_Dataset extract_
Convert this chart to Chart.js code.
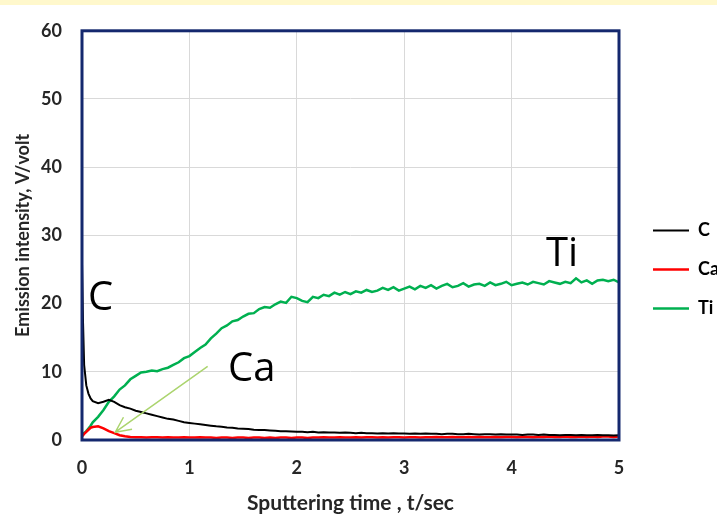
<!DOCTYPE html>
<html>
<head>
<meta charset="utf-8">
<script src="https://cdn.jsdelivr.net/npm/chart.js@4/dist/chart.umd.min.js"></script>
<style>
  body { margin: 0; background: linear-gradient(#fff8cc 0, #fff8cc 5px, #ffffff 5px); }
  #wrap { width: 717px; height: 516px; }
</style>
</head>
<body>
<div id="wrap"><canvas id="chart" width="717" height="516"></canvas></div>
<script>
// sputtering time, t/sec
const times = [0, 0.01, 0.02, 0.04, 0.06, 0.08, 0.1,
  0.15, 0.2, 0.25, 0.3, 0.35, 0.4, 0.45, 0.5, 0.55, 0.6,
  0.65, 0.7, 0.75, 0.8, 0.85, 0.9, 0.95, 1.0, 1.05, 1.1,
  1.15, 1.2, 1.25, 1.3, 1.35, 1.4, 1.45, 1.5, 1.55, 1.6,
  1.65, 1.7, 1.75, 1.8, 1.85, 1.9, 1.95, 2.0, 2.05, 2.1,
  2.15, 2.2, 2.25, 2.3, 2.35, 2.4, 2.45, 2.5, 2.55, 2.6,
  2.65, 2.7, 2.75, 2.8, 2.85, 2.9, 2.95, 3.0, 3.05, 3.1,
  3.15, 3.2, 3.25, 3.3, 3.35, 3.4, 3.45, 3.5, 3.55, 3.6,
  3.65, 3.7, 3.75, 3.8, 3.85, 3.9, 3.95, 4.0, 4.05, 4.1,
  4.15, 4.2, 4.25, 4.3, 4.35, 4.4, 4.45, 4.5, 4.55, 4.6,
  4.65, 4.7, 4.75, 4.8, 4.85, 4.9, 4.95, 5.0];

// emission intensity, V/volt
const cValues = [26, 17, 11, 8.0, 6.8, 6.1, 5.7,
  5.4, 5.6, 5.9, 5.6, 5.1, 4.8, 4.6, 4.3, 4.1, 3.9,
  3.7, 3.5, 3.3, 3.1, 3.0, 2.8, 2.6, 2.5, 2.4, 2.3,
  2.2, 2.1, 2.0, 1.95, 1.85, 1.8, 1.7, 1.65, 1.6, 1.5,
  1.45, 1.45, 1.4, 1.35, 1.3, 1.3, 1.25, 1.2, 1.2, 1.15,
  1.2, 1.1, 1.15, 1.1, 1.1, 1.05, 1.1, 1.05, 1.0, 1.05,
  1.0, 1.0, 0.95, 1.0, 0.95, 1.0, 0.95, 0.95, 0.9, 0.95,
  0.9, 0.95, 0.9, 0.9, 0.85, 0.9, 0.9, 0.85, 0.85, 0.9,
  0.85, 0.8, 0.85, 0.85, 0.8, 0.85, 0.8, 0.8, 0.8, 0.75,
  0.8, 0.8, 0.75, 0.8, 0.75, 0.75, 0.7, 0.75, 0.75, 0.7,
  0.75, 0.7, 0.7, 0.75, 0.7, 0.7, 0.65, 0.7];

const caValues = [0.5, 0.7, 0.9, 1.2, 1.5, 1.8, 1.9,
  2.0, 1.7, 1.3, 1.0, 0.7, 0.55, 0.45, 0.4, 0.4, 0.35,
  0.4, 0.4, 0.35, 0.4, 0.35, 0.35, 0.4, 0.35, 0.35, 0.4,
  0.35, 0.35, 0.3, 0.35, 0.35, 0.3, 0.35, 0.35, 0.3, 0.35,
  0.35, 0.3, 0.35, 0.3, 0.35, 0.35, 0.3, 0.35, 0.35, 0.3,
  0.35, 0.35, 0.4, 0.35, 0.35, 0.4, 0.35, 0.35, 0.4, 0.35,
  0.4, 0.4, 0.35, 0.4, 0.35, 0.4, 0.4, 0.35, 0.4, 0.4,
  0.35, 0.4, 0.4, 0.45, 0.4, 0.4, 0.45, 0.4, 0.4, 0.45,
  0.4, 0.45, 0.4, 0.4, 0.45, 0.4, 0.45, 0.45, 0.4, 0.45,
  0.45, 0.4, 0.45, 0.45, 0.5, 0.45, 0.45, 0.5, 0.45, 0.45,
  0.5, 0.45, 0.5, 0.45, 0.5, 0.5, 0.45, 0.5];

const tiValues = [0.7, 0.9, 1.0, 1.3, 1.7, 2.1, 2.6,
  3.4, 4.4, 5.6, 6.4, 7.4, 8.0, 8.9, 9.4, 9.9, 10.0,
  10.2, 10.1, 10.4, 10.6, 11.0, 11.4, 12.0, 12.3, 12.9, 13.5,
  14.0, 14.9, 15.6, 16.4, 16.8, 17.4, 17.6, 18.1, 18.5, 18.6,
  19.2, 19.5, 19.4, 19.9, 20.3, 20.1, 21.0, 20.8, 20.4, 20.2,
  21.0, 20.8, 21.3, 21.1, 21.6, 21.3, 21.7, 21.4, 21.8, 21.6,
  22.0, 21.7, 21.9, 22.3, 22.0, 22.4, 21.9, 22.2, 22.5, 22.1,
  22.6, 22.3, 22.7, 22.2, 22.6, 22.9, 22.4, 22.6, 23.0, 22.5,
  22.8, 22.9, 22.6, 23.1, 22.7, 22.9, 23.2, 22.7, 22.9, 23.1,
  22.8, 23.2, 23.0, 22.8, 23.3, 23.1, 22.9, 23.2, 23.0, 23.7,
  23.1, 23.4, 22.9, 23.4, 23.5, 23.3, 23.5, 23.1];

const seriesNames = ['C', 'Ca', 'Ti'];
const seriesColors = ['#000000', '#ff0000', '#00b050'];

// big labels on the plot, in data units (left x, baseline y)
const noteTexts = ['C', 'Ca', 'Ti'];
const noteX = [0.055, 1.36, 4.32];
const noteY = [19.0, 8.6, 25.5];
// arrow from the Ca label to the Ca peak
const arrowFrom = [1.17, 10.8];
const arrowTo = [0.31, 1.15];

function points(vals) {
  return times.map((t, i) => ({x: t, y: vals[i]}));
}

const tickFont = {family: 'Lato', size: 18, weight: 'bold'};

const frameAndNotes = {
  id: 'frameAndNotes',
  afterDatasetsDraw(chart) {
    const ctx = chart.ctx;
    const a = chart.chartArea;
    const xs = chart.scales.x, ys = chart.scales.y;
    ctx.save();
    ctx.strokeStyle = '#14286e';
    ctx.lineWidth = 3;
    ctx.strokeRect(a.left, a.top, a.right - a.left, a.bottom - a.top);

    ctx.fillStyle = '#000';
    ctx.font = '40px "Open Sans"';
    ctx.textBaseline = 'alphabetic';
    ctx.textAlign = 'left';
    noteTexts.forEach((t, i) => {
      ctx.fillText(t, xs.getPixelForValue(noteX[i]), ys.getPixelForValue(noteY[i]));
    });

    const x1 = xs.getPixelForValue(arrowFrom[0]), y1 = ys.getPixelForValue(arrowFrom[1]);
    const x2 = xs.getPixelForValue(arrowTo[0]), y2 = ys.getPixelForValue(arrowTo[1]);
    const ang = Math.atan2(y2 - y1, x2 - x1);
    const head = 17;
    ctx.strokeStyle = '#abd46e';
    ctx.lineWidth = 1.5;
    ctx.beginPath();
    ctx.moveTo(x1, y1);
    ctx.lineTo(x2, y2);
    ctx.moveTo(x2 - head * Math.cos(ang - 0.45), y2 - head * Math.sin(ang - 0.45));
    ctx.lineTo(x2, y2);
    ctx.lineTo(x2 - head * Math.cos(ang + 0.45), y2 - head * Math.sin(ang + 0.45));
    ctx.stroke();
    ctx.restore();
  }
};

new Chart(document.getElementById('chart'), {
  type: 'line',
  data: {
    datasets: [cValues, caValues, tiValues].map((v, i) => ({
      label: seriesNames[i],
      data: points(v),
      borderColor: seriesColors[i],
      backgroundColor: seriesColors[i],
      borderWidth: i === 0 ? 2 : 2.5,
      pointRadius: 0,
      tension: 0
    }))
  },
  options: {
    responsive: false,
    animation: false,
    devicePixelRatio: 1,
    layout: {padding: {top: 23, left: 0, right: 0, bottom: 0}},
    scales: {
      x: {
        type: 'linear', min: 0, max: 5,
        ticks: {stepSize: 1, font: tickFont, color: '#262626', padding: 17},
        grid: {color: '#d9d9d9', drawTicks: false},
        border: {display: false},
        title: {display: true, text: 'Sputtering time , t/sec', font: {family: 'Lato', size: 21, weight: 'bold'}, color: '#262626', padding: {top: 0, bottom: 0}},
        afterFit(s) { s.height = 76; }
      },
      y: {
        min: 0, max: 60,
        ticks: {stepSize: 10, font: tickFont, color: '#262626', padding: 20},
        grid: {color: '#d9d9d9', drawTicks: false},
        border: {display: false},
        title: {display: true, text: 'Emission intensity, V/volt', font: {family: 'Lato', size: 18, weight: 'bold'}, color: '#262626', padding: {top: 12, bottom: 0}},
        afterFit(s) { s.width = 82; }
      },
      y2: {
        position: 'right', display: true,
        grid: {display: false}, border: {display: false}, ticks: {display: false},
        afterFit(s) { s.width = 13; }
      }
    },
    plugins: {
      legend: {
        position: 'right',
        maxWidth: 85,
        labels: {
          usePointStyle: true, pointStyle: 'line', pointStyleWidth: 36,
          padding: 21, color: '#000',
          font: {family: 'Lato', size: 18, weight: 'bold'}
        }
      },
      tooltip: {enabled: false}
    }
  },
  plugins: [frameAndNotes]
});
</script>
</body>
</html>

_Work to complete_
Say how many lines contain the string "chart", giving nothing but the count.

_Finished task_
8